Source code of charts:
## start

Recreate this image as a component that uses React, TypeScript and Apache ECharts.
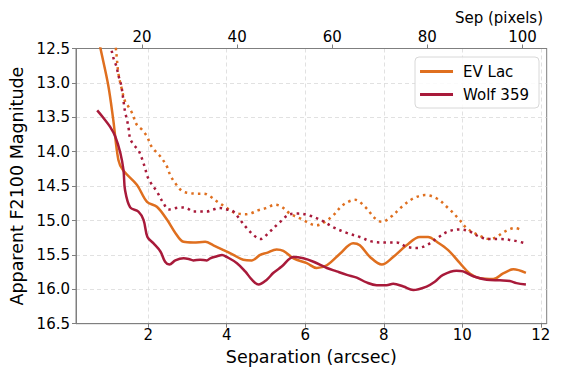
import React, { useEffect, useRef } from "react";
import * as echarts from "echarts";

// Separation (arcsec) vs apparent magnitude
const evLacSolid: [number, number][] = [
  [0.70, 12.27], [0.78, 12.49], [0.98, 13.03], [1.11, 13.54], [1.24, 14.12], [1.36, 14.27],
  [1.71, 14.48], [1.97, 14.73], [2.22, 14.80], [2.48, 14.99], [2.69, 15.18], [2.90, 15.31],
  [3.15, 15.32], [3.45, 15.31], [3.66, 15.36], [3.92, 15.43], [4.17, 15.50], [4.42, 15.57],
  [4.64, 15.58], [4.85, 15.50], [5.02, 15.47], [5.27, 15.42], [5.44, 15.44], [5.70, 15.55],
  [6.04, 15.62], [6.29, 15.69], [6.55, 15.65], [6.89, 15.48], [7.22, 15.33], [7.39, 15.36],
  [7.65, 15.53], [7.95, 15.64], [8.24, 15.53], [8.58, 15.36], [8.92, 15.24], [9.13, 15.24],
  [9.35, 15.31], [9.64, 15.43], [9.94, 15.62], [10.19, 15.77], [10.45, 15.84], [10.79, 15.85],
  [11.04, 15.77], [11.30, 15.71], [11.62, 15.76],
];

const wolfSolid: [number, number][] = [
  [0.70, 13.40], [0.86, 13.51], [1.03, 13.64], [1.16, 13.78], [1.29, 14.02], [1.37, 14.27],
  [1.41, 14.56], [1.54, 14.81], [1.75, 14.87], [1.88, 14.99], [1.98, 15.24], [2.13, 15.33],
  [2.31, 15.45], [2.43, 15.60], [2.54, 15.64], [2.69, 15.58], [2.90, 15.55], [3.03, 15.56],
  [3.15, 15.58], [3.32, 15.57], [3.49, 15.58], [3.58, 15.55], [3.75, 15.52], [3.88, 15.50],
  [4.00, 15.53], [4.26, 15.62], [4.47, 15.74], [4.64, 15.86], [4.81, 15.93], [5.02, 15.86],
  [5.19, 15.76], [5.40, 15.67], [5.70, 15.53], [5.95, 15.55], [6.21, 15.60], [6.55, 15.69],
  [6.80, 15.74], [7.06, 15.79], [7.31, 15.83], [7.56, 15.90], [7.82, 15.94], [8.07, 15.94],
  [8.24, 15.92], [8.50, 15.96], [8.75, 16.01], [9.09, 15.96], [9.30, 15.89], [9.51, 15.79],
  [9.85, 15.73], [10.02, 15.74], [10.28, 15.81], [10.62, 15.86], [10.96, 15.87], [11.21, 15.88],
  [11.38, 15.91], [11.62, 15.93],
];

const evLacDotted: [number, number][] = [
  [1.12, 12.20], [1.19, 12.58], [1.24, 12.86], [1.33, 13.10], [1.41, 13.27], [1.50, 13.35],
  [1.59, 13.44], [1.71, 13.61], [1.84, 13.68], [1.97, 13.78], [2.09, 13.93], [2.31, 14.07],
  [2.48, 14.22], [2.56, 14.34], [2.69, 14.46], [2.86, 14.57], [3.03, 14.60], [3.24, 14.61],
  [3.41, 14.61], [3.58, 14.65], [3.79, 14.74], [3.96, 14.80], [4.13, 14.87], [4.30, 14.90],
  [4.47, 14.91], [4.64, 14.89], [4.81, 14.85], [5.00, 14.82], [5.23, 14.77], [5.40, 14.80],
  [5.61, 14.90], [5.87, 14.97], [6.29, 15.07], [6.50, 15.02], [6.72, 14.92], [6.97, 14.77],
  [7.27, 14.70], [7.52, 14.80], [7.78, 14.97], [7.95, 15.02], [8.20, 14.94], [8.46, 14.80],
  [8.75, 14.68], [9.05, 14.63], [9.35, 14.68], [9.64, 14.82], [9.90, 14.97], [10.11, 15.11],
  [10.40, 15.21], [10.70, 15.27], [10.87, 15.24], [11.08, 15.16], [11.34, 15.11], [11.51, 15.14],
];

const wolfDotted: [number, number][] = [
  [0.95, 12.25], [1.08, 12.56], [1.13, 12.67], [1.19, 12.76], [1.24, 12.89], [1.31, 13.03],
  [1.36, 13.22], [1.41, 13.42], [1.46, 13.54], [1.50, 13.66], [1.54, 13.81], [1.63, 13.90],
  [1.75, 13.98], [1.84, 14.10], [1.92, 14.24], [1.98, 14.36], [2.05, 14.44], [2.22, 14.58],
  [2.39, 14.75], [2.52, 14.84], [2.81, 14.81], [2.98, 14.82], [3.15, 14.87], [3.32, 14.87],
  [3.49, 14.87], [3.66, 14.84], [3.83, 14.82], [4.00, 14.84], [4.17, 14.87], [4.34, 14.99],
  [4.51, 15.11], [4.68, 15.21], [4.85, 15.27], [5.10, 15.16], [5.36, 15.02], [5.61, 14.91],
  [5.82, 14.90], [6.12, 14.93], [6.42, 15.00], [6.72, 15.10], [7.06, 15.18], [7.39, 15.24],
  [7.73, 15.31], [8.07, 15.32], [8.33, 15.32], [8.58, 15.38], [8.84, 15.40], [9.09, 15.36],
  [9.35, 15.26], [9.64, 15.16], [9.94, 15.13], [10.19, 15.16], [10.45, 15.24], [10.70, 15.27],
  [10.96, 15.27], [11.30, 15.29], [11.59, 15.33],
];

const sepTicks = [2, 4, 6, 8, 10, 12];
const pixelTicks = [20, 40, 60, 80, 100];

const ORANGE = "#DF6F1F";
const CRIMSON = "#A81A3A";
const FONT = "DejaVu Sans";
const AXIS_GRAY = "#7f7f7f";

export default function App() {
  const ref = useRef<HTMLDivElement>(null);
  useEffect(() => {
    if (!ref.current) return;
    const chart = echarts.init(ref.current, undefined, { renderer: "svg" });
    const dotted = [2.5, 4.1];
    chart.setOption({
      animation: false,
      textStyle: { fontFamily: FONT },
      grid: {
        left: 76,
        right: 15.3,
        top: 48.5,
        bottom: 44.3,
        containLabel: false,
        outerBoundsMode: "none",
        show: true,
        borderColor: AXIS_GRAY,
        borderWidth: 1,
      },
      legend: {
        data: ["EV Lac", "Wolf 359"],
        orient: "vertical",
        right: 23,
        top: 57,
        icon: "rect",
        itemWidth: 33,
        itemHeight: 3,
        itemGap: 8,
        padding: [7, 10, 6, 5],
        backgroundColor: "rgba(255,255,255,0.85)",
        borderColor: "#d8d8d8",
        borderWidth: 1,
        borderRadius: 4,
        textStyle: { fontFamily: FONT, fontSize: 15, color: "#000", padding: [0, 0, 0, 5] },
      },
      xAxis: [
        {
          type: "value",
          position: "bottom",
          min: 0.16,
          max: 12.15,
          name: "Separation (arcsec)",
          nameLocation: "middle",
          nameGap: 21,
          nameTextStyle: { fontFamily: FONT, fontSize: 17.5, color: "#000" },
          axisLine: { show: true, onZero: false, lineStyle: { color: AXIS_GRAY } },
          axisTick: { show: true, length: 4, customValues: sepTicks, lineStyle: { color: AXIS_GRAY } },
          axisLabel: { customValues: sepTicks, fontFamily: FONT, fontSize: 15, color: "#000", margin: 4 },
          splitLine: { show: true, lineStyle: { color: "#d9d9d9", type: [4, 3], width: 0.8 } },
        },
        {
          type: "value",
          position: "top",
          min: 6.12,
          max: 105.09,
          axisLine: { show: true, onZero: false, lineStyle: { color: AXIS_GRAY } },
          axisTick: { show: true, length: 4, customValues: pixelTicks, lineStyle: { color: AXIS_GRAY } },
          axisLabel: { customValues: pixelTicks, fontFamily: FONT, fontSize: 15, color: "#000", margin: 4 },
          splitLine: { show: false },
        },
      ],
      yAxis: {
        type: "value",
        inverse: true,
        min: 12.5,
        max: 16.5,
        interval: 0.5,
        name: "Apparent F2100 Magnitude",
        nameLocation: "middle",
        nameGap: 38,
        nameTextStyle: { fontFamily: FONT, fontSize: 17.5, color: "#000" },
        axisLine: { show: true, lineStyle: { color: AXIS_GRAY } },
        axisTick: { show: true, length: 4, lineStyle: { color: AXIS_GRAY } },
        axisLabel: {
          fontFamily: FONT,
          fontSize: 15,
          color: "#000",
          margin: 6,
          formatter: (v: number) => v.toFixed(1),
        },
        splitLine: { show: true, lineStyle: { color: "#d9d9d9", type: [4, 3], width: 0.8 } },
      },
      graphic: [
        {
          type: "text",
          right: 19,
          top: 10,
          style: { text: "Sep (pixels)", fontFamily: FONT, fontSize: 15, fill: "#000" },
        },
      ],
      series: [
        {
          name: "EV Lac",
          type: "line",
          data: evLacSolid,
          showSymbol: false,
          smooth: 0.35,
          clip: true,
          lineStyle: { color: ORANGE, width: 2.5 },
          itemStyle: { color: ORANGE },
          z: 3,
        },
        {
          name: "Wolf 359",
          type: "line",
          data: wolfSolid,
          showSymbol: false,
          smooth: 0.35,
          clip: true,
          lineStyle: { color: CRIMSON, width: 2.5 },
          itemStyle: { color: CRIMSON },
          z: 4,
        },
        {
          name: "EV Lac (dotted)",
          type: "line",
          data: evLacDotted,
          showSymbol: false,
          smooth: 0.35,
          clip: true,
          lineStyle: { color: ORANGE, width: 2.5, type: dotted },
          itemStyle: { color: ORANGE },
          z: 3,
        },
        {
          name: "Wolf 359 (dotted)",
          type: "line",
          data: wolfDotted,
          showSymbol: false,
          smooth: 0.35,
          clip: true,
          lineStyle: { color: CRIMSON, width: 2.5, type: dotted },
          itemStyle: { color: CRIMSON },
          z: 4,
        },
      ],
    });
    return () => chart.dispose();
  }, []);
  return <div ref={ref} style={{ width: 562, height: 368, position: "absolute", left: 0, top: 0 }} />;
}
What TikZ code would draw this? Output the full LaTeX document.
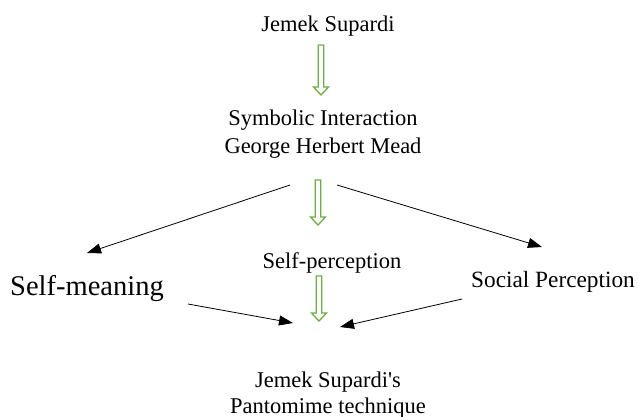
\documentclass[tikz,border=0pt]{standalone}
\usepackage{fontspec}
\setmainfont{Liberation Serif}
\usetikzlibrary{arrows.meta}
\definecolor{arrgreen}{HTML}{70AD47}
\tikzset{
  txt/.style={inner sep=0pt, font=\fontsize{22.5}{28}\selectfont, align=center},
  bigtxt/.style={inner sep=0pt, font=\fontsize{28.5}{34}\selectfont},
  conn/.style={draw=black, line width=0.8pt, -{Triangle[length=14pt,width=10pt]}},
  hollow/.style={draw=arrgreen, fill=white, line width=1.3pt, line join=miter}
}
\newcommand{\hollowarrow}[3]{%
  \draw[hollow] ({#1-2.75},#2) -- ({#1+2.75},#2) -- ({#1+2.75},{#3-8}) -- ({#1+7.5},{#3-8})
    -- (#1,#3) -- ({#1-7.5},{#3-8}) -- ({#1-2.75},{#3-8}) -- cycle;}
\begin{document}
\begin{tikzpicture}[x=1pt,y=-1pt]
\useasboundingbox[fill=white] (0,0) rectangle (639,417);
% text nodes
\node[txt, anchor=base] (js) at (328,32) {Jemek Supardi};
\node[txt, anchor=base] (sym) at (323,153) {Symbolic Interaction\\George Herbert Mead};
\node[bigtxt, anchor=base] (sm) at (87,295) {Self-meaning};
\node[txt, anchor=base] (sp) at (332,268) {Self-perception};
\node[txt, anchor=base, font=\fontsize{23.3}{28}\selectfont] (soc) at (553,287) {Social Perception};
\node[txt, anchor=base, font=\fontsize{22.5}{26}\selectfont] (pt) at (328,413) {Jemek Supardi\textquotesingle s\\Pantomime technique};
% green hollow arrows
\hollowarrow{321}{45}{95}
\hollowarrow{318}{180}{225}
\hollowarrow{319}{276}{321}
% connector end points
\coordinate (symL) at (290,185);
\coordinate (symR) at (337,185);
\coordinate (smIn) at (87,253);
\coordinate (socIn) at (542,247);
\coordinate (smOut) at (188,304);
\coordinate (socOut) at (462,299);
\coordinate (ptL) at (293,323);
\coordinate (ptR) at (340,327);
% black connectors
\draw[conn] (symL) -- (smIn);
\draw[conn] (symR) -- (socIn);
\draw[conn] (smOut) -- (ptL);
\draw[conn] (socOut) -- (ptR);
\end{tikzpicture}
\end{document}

## end

- What to do -
From the first line above to the line containing "import * as", repeat each line exactly. Pictures stay out.

- Right answer -
Recreate this image as a component that uses React, TypeScript and Apache ECharts.
import React, { useEffect, useRef } from "react";
import * as echarts from "echarts";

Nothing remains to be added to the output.